Trouble in paradise
George Clooney is at his best as a widower in moving, funny tragicomedy
Early on in The Descendants, there’s an unexpectedly rich moment involving the story’s protagonist (Matt King, played by George Clooney). He’s just gotten some more very bad news of a very personal sort, and his reaction is to bolt from the house and run down a curving suburban street to his neighboring in-laws’ place. He’s wearing flip-flops (the setting is Hawaii) and he runs in an oddly comical and ungainly fashion.
The blend of comedy and sorrow, pathos and panic in that moment is characteristic of the entire picture, and it’s also a signature moment for the character. King/Clooney is a Hawaiian businessman, soon-to-be-widowed father of two troubled daughters, head of a clan whose roots in Hawaii go back to the 19th century. He’s a mild sort of take-charge guy who’s also a bit of a clueless doofus, a moderately shrewd pater familias but casually ineffectual and oblivious as a husband and father.
The role may seem somewhat unusual for Clooney, but it provides the occasion for the most nuanced and wide-ranging performance I’ve seen from him. And it’s no mere star-turn: writer-director Alexander Payne (Sideways) puts Clooney/King at the center of things here, but the center in this case is always part of a larger and ever more entangled situation.
And that larger situation takes in quite a lot: King’s comatose and dying wife, the sorrows and travails of the two young (and already motherless) daughters, the belated discovery of the wife’s infidelity, and the impending sale of virgin wilderness that has belonged to the King clan for more than a century.

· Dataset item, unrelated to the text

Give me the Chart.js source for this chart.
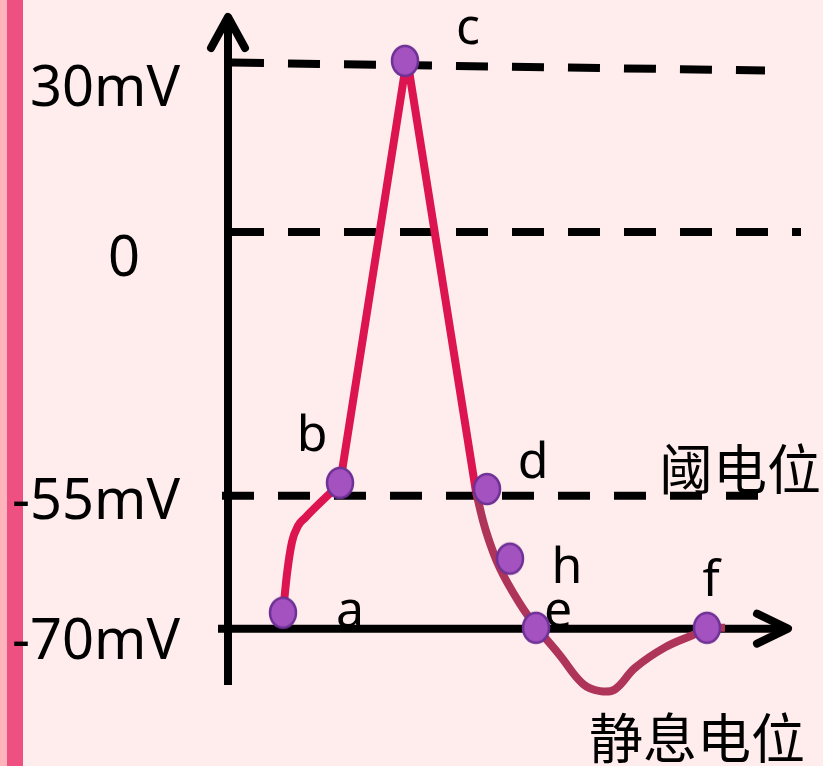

It’s the stuff of soap opera and tragic melodrama, but Payne and company enliven and complicate all that by taking it in yet another direction—toward the comedy of contemporary middle-class manners.
Adapted (by Payne and two co-writers) from a novel by Kaui Hart Hemmings, the story has a casual abundance that proves both disarming and engaging. Each of the plot strands involves a test of regions of King’s character that he has heretofore neglected, and the zig-zag path of his quirky integrity is comically crucial but never independent of the tougher issues involved.

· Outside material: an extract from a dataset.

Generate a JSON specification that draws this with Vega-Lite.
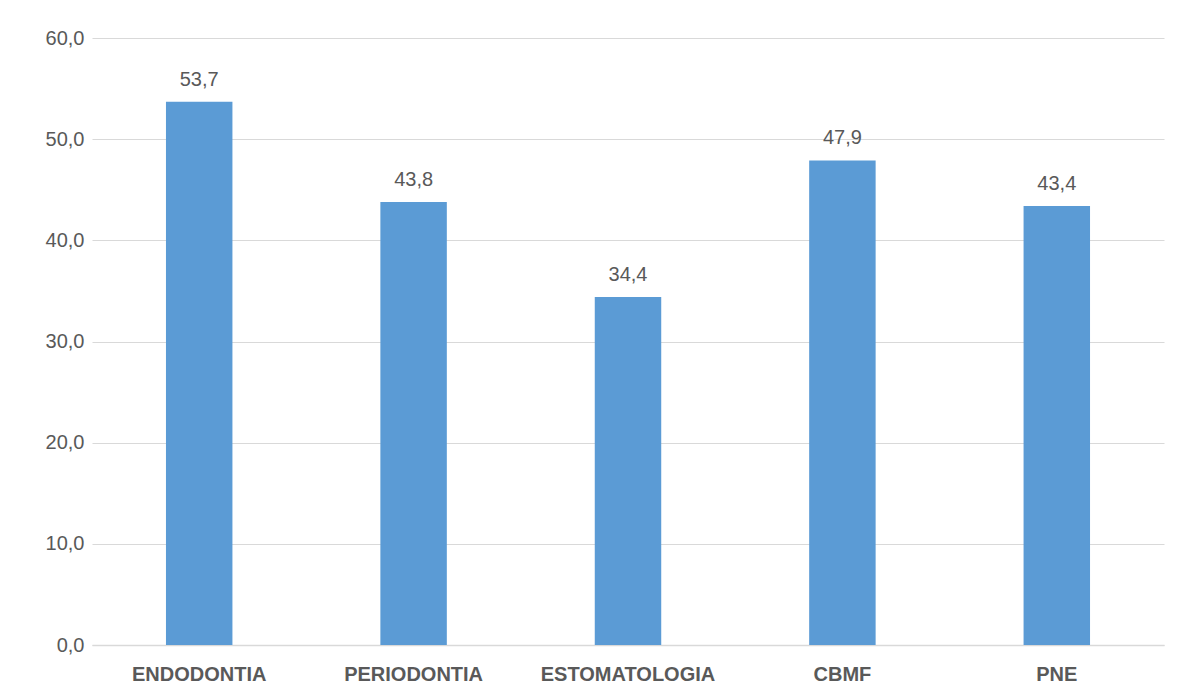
{
  "$schema": "https://vega.github.io/schema/vega-lite/v6.json",
  "width": 1072,
  "height": 607,
  "autosize": {"type": "none"},
  "padding": {"left": 92, "top": 38, "right": 19, "bottom": 54},
  "background": "white",
  "config": {"view": {"stroke": null}, "font": "Liberation Sans"},
  "data": {"values": [
    {"cat": "ENDODONTIA", "v": 53.7},
    {"cat": "PERIODONTIA", "v": 43.8},
    {"cat": "ESTOMATOLOGIA", "v": 34.4},
    {"cat": "CBMF", "v": 47.9},
    {"cat": "PNE", "v": 43.4}
  ]},
  "encoding": {
    "x": {"field": "cat", "type": "nominal", "sort": null, "title": null,
      "scale": {"paddingInner": 0, "paddingOuter": 0},
      "axis": {"labelAngle": 0, "labelFont": "Liberation Sans", "labelFontSize": 20, "labelFontWeight": "bold", "labelColor": "#595959", "labelPadding": 19, "ticks": false, "domainColor": "#d9d9d9", "domainWidth": 1.5}},
    "y": {"field": "v", "type": "quantitative", "title": null,
      "scale": {"domain": [0, 60]},
      "axis": {"values": [0, 10, 20, 30, 40, 50, 60], "labelExpr": "replace(format(datum.value, '.1f'), '.', ',')", "labelFontSize": 20, "labelColor": "#595959", "labelPadding": 8, "ticks": false, "domain": false, "gridColor": "#d9d9d9", "gridWidth": 1.2}}
  },
  "layer": [
    {"mark": {"type": "bar", "color": "#5b9bd5", "width": {"band": 0.31}}},
    {"mark": {"type": "text", "baseline": "bottom", "dy": -12, "fontSize": 20, "color": "#595959",
      "text": {"expr": "replace(format(datum.v, '.1f'), '.', ',')"}}}
  ]
}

And that comic trajectory never stands apart from at least a half-dozen other characters, most of whom turn out—sooner or later—to be more complicated and interesting—and humane—than we might have guessed from the stereotypical sit-com first impressions that most of them make.
The daughters, teenaged Alexandra (Shailene Woodley) and pre-teen Scottie (Amara Miller), are prime examples, as are King’s grumbly father-in-law (Robert Forster) and Alexandra’s hulking boyfriend Sid (Nick Krause). There’s an edgy, shambling ambiguity in Cousin Hugh (Beau Bridges) and fresh little deflected nuances in Brian Speer (Matthew Lillard), the real estate agent who has cuckolded King, as well as in Julie Speer (Judy Greer), his unsuspecting wife.